Exercise task:
Up to and including the line with "at (461.5, 192)", reproduce the listing below exactly, beginning at its first line.

Information shown:
╭──

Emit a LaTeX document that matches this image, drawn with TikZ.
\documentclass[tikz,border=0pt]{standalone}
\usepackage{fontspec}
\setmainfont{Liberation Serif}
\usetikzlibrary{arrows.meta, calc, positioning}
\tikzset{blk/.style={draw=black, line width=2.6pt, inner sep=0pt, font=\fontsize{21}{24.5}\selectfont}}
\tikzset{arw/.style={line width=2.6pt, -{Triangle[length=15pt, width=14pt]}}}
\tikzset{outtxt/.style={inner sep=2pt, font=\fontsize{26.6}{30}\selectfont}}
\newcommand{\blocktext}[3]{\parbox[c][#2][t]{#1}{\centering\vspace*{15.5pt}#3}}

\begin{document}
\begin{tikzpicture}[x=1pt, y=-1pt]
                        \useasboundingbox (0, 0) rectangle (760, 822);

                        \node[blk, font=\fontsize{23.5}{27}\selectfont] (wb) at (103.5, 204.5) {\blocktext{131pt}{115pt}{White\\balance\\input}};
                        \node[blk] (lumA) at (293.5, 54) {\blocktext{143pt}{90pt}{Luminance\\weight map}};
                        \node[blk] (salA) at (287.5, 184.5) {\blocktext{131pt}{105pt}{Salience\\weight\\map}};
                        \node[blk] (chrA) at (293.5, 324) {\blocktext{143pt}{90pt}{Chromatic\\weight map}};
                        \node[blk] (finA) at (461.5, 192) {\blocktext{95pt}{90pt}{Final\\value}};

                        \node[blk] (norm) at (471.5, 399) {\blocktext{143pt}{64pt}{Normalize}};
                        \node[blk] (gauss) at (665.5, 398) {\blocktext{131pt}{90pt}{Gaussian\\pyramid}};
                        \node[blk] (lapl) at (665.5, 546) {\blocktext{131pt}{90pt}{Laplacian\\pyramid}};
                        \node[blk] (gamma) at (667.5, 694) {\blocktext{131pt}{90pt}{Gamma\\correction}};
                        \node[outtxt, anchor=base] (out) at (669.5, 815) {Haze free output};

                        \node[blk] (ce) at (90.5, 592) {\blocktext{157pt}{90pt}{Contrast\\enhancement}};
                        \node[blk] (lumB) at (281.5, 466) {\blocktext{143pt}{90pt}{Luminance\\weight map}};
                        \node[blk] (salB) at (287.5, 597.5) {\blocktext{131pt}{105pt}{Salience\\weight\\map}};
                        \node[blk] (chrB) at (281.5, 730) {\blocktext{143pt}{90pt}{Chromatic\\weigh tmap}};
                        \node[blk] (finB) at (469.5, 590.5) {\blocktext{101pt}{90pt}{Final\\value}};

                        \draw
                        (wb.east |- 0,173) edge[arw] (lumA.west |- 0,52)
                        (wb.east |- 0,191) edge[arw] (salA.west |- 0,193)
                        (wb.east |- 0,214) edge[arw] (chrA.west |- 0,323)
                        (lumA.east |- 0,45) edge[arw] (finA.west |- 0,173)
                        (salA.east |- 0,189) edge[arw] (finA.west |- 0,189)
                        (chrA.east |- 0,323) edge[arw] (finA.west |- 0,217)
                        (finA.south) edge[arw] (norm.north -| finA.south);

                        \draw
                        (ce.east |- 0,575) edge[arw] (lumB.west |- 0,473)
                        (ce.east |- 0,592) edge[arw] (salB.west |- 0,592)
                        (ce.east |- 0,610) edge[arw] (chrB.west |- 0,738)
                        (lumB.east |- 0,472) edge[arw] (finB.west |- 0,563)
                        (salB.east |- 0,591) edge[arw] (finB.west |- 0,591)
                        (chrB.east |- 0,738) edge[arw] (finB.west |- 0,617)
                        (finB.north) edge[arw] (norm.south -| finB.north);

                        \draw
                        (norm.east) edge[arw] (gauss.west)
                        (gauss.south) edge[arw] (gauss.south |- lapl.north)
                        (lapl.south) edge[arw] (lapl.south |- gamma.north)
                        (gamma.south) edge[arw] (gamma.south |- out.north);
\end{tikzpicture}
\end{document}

╰──

Written response:
Emit a LaTeX document that matches this image, drawn with TikZ.
\documentclass[tikz,border=0pt]{standalone}
\usepackage{fontspec}
\setmainfont{Liberation Serif}
\usetikzlibrary{arrows.meta, calc, positioning}
\tikzset{blk/.style={draw=black, line width=2.6pt, inner sep=0pt, font=\fontsize{21}{24.5}\selectfont}}
\tikzset{arw/.style={line width=2.6pt, -{Triangle[length=15pt, width=14pt]}}}
\tikzset{outtxt/.style={inner sep=2pt, font=\fontsize{26.6}{30}\selectfont}}
\newcommand{\blocktext}[3]{\parbox[c][#2][t]{#1}{\centering\vspace*{15.5pt}#3}}

\begin{document}
\begin{tikzpicture}[x=1pt, y=-1pt]
                        \useasboundingbox (0, 0) rectangle (760, 822);

                        \node[blk, font=\fontsize{23.5}{27}\selectfont] (wb) at (103.5, 204.5) {\blocktext{131pt}{115pt}{White\\balance\\input}};
                        \node[blk] (lumA) at (293.5, 54) {\blocktext{143pt}{90pt}{Luminance\\weight map}};
                        \node[blk] (salA) at (287.5, 184.5) {\blocktext{131pt}{105pt}{Salience\\weight\\map}};
                        \node[blk] (chrA) at (293.5, 324) {\blocktext{143pt}{90pt}{Chromatic\\weight map}};
                        \node[blk] (finA) at (461.5, 192) {\blocktext{95pt}{90pt}{Final\\value}};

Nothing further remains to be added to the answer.